## Task to carry out
No pictures belong in the copy; return exactly the lines from the one with "Give me the" through the one with "import * as echarts from 'echarts';", both ends included, and nothing else.

## Dataset records

::::::::

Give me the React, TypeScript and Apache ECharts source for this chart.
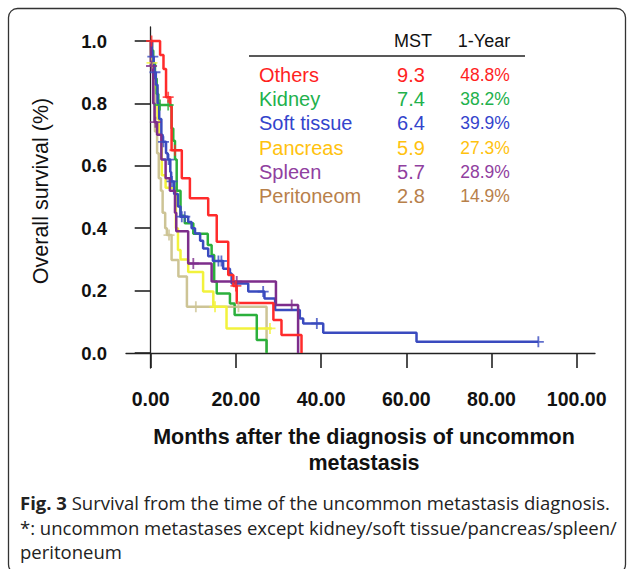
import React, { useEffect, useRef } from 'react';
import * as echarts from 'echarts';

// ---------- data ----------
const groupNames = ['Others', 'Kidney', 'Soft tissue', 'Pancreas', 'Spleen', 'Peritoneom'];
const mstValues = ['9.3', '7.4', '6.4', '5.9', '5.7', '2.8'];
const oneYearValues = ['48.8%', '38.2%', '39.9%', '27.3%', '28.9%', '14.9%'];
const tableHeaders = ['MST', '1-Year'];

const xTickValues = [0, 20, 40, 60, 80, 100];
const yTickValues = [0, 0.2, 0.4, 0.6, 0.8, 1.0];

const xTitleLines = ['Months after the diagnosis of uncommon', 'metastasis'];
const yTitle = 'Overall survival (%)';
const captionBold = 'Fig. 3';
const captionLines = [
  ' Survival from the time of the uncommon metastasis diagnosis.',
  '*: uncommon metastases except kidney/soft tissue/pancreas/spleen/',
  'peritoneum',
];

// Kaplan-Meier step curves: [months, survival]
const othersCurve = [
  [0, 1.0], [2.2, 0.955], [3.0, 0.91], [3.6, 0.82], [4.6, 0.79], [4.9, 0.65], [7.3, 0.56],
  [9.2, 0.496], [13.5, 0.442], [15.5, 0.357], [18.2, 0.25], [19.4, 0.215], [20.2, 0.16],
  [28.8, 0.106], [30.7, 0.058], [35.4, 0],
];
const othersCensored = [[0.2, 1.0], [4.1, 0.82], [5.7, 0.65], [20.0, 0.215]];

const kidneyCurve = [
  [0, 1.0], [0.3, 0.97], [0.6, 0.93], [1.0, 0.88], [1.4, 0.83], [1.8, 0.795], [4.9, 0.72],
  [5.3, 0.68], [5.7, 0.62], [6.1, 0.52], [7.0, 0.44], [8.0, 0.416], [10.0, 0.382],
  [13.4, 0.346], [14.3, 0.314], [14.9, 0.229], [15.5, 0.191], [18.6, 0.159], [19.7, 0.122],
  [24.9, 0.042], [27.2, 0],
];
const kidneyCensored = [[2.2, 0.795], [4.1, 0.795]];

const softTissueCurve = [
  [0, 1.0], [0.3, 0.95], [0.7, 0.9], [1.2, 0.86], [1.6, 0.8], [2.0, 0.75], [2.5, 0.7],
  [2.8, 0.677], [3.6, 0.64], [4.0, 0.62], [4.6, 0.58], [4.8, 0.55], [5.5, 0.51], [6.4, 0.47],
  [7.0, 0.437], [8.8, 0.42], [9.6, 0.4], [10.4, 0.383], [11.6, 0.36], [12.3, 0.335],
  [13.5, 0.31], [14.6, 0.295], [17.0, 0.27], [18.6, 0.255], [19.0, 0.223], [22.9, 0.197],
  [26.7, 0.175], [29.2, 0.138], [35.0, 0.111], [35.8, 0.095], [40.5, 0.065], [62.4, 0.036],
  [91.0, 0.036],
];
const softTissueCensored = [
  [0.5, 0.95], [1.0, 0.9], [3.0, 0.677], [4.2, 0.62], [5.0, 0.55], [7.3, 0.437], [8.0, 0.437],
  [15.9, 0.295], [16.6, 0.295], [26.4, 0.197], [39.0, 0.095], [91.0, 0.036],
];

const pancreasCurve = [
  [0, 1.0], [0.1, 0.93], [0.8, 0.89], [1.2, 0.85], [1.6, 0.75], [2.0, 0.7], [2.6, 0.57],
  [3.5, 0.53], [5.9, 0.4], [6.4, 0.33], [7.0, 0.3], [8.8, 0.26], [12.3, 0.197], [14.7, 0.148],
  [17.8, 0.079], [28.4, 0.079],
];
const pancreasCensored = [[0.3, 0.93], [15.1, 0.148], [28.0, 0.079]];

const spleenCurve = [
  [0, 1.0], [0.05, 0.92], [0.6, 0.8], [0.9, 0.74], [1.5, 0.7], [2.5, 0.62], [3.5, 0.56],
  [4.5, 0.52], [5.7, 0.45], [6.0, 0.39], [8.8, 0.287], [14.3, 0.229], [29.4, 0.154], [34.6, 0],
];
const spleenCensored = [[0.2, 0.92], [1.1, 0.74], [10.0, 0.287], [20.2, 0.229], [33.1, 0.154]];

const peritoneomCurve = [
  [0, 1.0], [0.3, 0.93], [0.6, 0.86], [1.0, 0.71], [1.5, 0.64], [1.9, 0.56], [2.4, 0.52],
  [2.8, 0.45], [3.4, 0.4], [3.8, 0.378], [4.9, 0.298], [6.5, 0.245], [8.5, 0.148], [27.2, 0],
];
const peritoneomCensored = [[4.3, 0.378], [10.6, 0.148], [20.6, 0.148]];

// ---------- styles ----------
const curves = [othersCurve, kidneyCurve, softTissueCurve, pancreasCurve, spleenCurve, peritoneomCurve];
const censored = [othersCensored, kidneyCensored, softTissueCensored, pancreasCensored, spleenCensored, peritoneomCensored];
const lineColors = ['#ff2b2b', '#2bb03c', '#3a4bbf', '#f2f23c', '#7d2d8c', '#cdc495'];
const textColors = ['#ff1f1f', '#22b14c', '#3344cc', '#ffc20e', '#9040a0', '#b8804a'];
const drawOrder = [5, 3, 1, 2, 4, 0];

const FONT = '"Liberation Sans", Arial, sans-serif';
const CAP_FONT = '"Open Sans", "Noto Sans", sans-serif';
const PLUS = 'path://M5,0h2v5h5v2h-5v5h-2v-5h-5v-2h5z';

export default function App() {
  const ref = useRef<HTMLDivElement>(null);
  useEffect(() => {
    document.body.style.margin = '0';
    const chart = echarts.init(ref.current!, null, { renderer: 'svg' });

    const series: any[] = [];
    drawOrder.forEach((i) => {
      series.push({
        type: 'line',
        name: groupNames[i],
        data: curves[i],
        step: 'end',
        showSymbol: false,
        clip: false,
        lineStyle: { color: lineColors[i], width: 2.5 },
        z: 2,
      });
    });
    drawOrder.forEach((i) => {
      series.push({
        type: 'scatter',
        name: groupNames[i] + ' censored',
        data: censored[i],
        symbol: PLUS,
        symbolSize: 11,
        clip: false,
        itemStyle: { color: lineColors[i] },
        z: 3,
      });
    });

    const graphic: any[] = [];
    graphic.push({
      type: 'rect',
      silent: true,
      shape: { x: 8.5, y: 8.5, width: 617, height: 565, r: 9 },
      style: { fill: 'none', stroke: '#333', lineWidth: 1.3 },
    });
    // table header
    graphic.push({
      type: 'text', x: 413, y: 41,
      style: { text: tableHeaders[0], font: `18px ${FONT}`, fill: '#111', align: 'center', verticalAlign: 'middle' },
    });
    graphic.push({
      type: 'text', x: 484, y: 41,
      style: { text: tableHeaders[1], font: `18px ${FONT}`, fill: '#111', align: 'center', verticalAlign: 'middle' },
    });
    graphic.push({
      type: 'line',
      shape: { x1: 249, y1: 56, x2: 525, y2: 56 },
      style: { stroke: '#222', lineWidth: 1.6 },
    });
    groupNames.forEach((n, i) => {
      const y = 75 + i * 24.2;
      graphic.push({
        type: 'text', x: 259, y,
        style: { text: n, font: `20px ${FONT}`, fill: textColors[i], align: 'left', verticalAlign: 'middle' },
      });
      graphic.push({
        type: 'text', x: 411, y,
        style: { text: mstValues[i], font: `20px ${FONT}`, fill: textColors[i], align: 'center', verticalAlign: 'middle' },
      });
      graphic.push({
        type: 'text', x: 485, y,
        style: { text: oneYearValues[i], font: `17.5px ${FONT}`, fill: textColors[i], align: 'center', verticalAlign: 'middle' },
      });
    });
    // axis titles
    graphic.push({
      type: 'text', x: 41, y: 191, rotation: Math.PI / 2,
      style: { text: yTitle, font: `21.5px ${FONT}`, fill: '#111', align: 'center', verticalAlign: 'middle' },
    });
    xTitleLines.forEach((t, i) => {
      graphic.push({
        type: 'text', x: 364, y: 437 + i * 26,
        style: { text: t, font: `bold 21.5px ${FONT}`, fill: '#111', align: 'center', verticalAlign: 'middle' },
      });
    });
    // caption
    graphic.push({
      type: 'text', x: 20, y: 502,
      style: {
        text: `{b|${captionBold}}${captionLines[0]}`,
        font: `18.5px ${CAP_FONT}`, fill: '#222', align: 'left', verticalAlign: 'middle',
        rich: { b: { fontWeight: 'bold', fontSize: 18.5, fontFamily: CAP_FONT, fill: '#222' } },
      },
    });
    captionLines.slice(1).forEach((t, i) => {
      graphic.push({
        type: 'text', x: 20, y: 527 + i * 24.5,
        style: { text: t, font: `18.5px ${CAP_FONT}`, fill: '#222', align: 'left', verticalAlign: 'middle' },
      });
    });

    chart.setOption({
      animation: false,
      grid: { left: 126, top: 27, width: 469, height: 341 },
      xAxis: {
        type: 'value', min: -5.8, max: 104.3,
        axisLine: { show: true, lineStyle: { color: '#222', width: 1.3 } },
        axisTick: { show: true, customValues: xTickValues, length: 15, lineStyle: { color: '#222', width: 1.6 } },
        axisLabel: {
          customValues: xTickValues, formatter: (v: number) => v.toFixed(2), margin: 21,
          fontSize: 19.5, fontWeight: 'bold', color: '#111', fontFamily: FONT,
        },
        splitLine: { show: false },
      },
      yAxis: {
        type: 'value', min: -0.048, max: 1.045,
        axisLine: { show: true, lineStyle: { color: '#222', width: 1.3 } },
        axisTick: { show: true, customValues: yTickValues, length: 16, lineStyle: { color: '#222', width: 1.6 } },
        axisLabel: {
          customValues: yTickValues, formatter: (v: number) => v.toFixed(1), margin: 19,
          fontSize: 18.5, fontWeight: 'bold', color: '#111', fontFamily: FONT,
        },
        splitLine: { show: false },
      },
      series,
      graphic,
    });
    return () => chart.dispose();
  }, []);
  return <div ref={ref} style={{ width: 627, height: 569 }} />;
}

::::::::

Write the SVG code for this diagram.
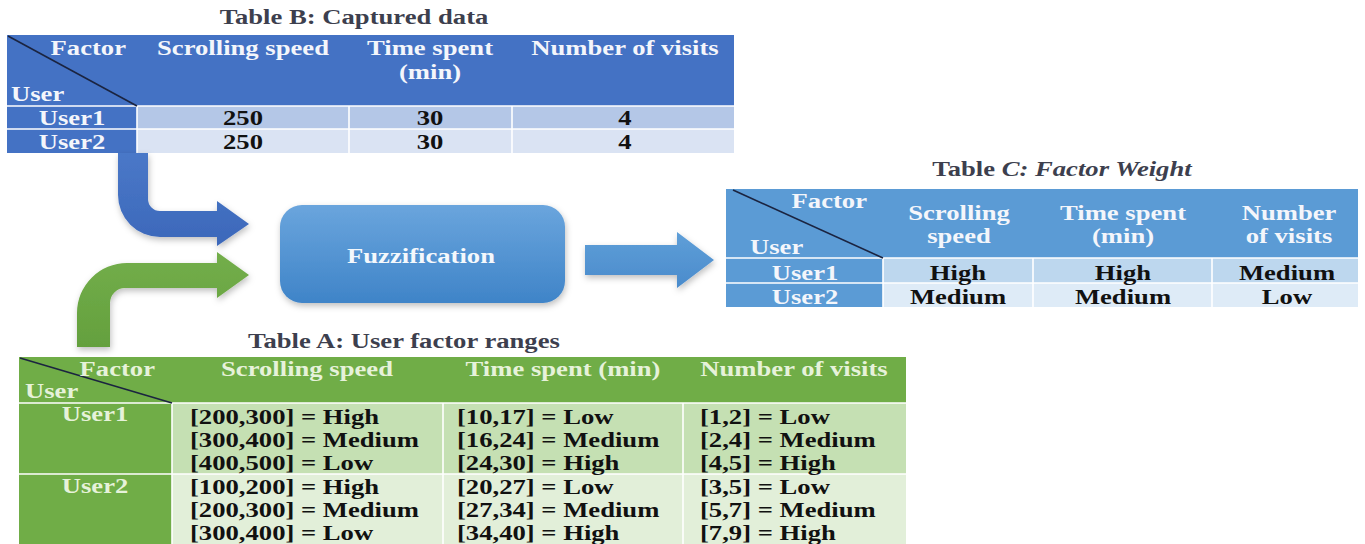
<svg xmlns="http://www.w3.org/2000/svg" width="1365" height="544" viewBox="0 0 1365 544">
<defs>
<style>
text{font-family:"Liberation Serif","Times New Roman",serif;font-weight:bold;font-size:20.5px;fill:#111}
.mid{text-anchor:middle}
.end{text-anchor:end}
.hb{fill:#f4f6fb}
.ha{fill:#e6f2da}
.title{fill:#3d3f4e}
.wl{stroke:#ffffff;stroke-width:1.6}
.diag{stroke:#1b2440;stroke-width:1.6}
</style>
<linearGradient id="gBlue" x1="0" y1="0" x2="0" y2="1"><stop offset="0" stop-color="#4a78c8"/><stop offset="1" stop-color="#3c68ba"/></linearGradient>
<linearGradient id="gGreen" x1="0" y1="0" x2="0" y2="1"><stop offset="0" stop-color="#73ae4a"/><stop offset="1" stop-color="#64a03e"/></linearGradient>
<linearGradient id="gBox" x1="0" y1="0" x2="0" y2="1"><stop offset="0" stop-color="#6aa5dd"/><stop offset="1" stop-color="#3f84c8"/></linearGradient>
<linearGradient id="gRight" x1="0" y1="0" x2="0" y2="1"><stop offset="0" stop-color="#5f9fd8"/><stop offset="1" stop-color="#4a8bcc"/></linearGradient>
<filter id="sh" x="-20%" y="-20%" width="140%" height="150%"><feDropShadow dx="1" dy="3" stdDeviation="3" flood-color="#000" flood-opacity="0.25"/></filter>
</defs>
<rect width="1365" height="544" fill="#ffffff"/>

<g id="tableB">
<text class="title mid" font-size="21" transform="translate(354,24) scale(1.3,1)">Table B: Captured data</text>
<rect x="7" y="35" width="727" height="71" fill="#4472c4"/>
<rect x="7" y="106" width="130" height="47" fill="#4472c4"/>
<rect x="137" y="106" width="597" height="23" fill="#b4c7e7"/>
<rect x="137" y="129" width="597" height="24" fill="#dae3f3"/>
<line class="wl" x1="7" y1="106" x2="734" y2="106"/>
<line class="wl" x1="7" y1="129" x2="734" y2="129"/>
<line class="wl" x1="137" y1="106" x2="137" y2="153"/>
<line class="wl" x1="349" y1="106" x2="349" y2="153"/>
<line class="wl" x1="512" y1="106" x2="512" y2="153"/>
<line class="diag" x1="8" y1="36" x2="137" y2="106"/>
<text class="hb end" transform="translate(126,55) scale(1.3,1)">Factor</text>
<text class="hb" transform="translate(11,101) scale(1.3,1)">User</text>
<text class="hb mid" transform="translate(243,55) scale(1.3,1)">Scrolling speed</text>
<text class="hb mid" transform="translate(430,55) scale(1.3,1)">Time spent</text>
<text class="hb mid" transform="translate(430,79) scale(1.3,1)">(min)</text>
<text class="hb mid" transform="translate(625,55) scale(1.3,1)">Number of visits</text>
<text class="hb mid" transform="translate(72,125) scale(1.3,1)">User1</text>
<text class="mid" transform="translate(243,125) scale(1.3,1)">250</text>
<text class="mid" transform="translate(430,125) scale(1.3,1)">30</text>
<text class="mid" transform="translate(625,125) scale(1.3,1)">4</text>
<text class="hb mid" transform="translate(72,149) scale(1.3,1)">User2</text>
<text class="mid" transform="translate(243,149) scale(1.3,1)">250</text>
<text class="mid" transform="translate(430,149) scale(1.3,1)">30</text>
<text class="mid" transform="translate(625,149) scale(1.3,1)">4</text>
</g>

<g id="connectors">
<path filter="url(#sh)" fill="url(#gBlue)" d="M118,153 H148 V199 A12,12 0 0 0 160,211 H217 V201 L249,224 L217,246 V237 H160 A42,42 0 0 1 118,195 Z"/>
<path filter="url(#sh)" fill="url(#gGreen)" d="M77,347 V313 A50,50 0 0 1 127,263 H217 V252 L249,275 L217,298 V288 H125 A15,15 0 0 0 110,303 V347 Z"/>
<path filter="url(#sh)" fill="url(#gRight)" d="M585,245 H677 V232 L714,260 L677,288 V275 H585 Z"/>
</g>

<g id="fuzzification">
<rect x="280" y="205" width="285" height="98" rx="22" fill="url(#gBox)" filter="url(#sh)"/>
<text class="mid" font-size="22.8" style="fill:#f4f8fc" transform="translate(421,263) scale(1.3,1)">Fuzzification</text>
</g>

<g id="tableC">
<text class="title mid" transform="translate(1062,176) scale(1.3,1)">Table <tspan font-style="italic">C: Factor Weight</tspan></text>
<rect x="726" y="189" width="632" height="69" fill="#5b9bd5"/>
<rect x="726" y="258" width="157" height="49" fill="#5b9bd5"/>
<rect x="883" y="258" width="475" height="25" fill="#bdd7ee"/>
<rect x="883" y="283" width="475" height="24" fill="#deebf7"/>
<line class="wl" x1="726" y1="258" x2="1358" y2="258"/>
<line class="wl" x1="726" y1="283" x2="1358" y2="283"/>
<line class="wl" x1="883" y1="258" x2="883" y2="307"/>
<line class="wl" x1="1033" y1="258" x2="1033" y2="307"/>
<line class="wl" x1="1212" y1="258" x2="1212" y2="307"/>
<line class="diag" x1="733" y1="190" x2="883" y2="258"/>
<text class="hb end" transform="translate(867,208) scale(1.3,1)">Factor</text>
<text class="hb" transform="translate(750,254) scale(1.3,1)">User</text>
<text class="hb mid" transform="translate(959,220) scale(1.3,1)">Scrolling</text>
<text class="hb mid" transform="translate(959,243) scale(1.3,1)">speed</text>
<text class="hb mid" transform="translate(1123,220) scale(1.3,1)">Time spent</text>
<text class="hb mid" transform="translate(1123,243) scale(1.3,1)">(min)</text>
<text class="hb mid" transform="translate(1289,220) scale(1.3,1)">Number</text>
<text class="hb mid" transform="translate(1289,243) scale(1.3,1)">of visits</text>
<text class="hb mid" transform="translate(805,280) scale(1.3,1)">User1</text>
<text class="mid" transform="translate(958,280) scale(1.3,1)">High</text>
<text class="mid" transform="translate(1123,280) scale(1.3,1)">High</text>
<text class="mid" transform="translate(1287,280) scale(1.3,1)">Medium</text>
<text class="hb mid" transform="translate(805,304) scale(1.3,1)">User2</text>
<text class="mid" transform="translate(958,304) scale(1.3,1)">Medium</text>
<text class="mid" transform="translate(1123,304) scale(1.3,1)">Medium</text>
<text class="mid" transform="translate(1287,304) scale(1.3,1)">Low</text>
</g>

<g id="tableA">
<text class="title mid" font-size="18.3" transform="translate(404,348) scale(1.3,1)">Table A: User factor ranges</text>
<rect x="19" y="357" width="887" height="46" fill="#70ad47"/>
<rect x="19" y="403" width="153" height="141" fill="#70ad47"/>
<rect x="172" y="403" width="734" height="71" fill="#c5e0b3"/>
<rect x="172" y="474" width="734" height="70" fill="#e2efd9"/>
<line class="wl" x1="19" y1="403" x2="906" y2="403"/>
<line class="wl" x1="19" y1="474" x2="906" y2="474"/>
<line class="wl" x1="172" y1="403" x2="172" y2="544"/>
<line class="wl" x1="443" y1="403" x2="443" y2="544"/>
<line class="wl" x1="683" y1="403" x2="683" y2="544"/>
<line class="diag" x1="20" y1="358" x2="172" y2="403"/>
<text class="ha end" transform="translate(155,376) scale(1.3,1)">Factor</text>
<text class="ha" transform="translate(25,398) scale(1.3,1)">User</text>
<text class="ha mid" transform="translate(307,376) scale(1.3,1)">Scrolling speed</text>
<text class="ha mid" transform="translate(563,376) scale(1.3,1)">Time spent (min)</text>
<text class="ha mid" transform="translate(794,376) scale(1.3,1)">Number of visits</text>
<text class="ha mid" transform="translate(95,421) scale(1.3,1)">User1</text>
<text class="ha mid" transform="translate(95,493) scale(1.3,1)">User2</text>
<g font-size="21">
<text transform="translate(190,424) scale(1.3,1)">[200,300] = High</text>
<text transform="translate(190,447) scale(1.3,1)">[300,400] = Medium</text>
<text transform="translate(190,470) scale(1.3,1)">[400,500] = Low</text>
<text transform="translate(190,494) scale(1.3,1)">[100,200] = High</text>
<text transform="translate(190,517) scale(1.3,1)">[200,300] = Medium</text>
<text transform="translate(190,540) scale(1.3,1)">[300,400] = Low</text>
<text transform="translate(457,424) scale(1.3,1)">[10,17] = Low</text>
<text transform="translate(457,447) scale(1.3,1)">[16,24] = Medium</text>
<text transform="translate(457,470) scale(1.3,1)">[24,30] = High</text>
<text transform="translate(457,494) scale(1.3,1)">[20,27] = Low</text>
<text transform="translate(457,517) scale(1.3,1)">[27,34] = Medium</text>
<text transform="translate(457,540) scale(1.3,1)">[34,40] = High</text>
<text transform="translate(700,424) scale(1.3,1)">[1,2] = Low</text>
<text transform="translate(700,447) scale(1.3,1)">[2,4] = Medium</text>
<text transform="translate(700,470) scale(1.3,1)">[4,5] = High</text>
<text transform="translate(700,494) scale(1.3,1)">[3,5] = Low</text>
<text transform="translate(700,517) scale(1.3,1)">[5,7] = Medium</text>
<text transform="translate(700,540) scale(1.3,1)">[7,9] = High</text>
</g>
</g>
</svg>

::::::::

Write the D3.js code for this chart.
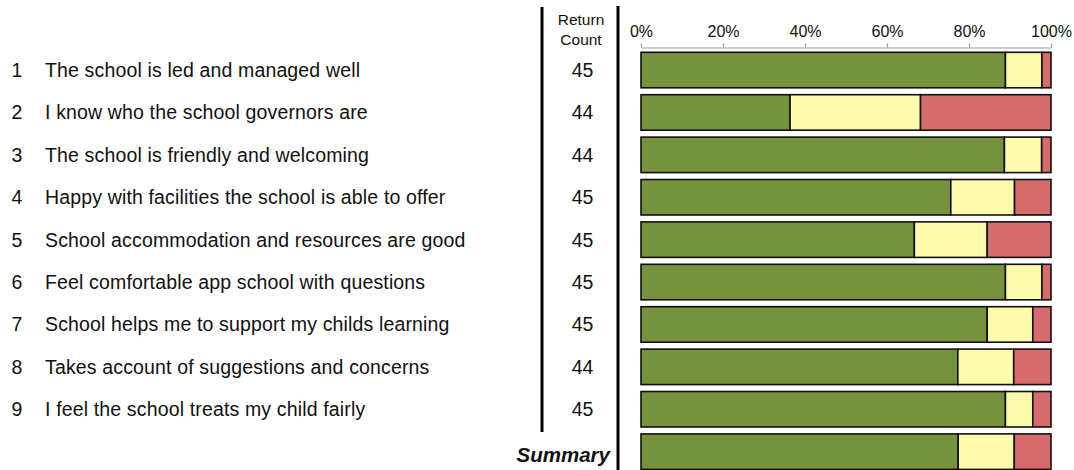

::::::::

## Answer to this exercise
Give me the React, TypeScript and Apache ECharts source for this chart.
import React, { useEffect, useRef } from 'react';
import * as echarts from 'echarts';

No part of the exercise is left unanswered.